Alors il a décidé de semer l'enfer, dont il sent l'avènement prochain et qu'il préfère à la médiocrité et la vulgarité, ou tout ce qui s'en rapproche, à commencer par le plaisir et toutes les petites satisfactions simples, qui sont autant de poisons ingrats signant la mort toute entière ; des poisons bien pires que les siens, parce qu'il vaut mieux ingérer du liquide d'embaumement corrosif, plutôt que tranquillisants. C'est un refus de cette apathie 'autre', externe, reflet négatif et minable de sa propre froideur (qui n'en fait pas un indifférent pour autant), torpeur souriante, rampe vers la nullité. Malgré la tournure byzantine, c'est un enfer sans fantaisies : Alain n'est pas un mystique. Simplement à ce chaos mou, rampant, il répond par un chaos franc. Harcelé par la saleté, encerclé par l'insouciance et assombri par une espèce de chape de tristesse flasque, il veut infliger la douleur à tout ce qui manque de consistance, de profondeur. La punition est nécessaire. Elle n'est pas là pour justifier une quelconque haine. Il tue par compulsion, n'en tire aucune jouissance, même pas celle du travail bien fait ; par nécessité et non par mesquinerie, il tourmente en tant que tueur les collègues qui l'insupportent pendant son service. Parce qu'ils le méritent également, mais cela ne se pense même pas, c'est déterminé bien au-delà du concevable.
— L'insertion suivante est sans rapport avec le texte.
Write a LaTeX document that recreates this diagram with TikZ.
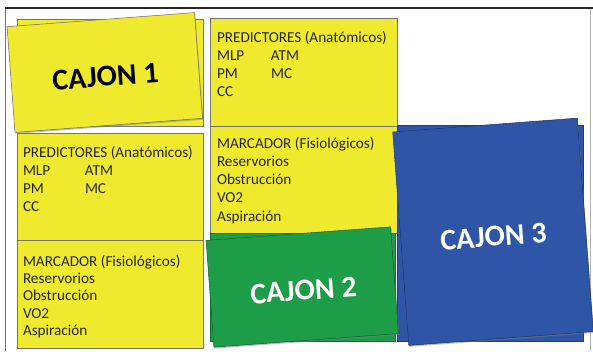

Quelquefois Anger semble ouvrir des pistes plus traditionnelles, à propos de la frustration d'un homme ou d'une possible homosexualité refoulée ; ces balises ne sont que des tremplins ou des aperçus hagards projetés par les adversaires objectifs d'un criminel en activité. Ainsi lorsqu'Alain/Canet apprend que le tueur est perçu comme homosexuel (ce qu'il pourrait être mais n'a pas d'incidences, jusqu'à présent, sur son organisation), il esquisse alors un rapprochement. Si une loi suggère qu'il puisse être homosexuel, alors il doit considérer cet aveu. Et ce qu'il trouve face à ces gens qui pourraient devenir des cibles faciles, c'est une forme de voisinage ; dans le contexte présent (années 1970), ils sont moralement à la marge, comme lui ; ils ont surtout une grande valeur potentielle dans le système qui le mène et le dépasse. Leur liberté incarne tout ce qu'il se refuse, leur indifférence manifeste à la crasse et à la dégradation en fait des antagonistes parfaits, mais leur défiance à ce monde qu'il méprise tant crée un rapprochement troublant. De plus ils ne sont pas ce qu'il veut tuer et à leur façon ils violentent et assassinent ce féminin qu'il ne sait plus tolérer. Ils sont égarés mais avec une autre perspective, qu'il n'est pas possible d'adopter. Du reste, les automutilations sont légitimes ; quand à sa frustration, elle n'est pas celle d'un homme en 'manque de,' mais d'un homme accablé par 'l'existence de' ; écœuré par ce qu'il répète de l'humanité, tout comme il est effrayé par ses propres actions criminelles.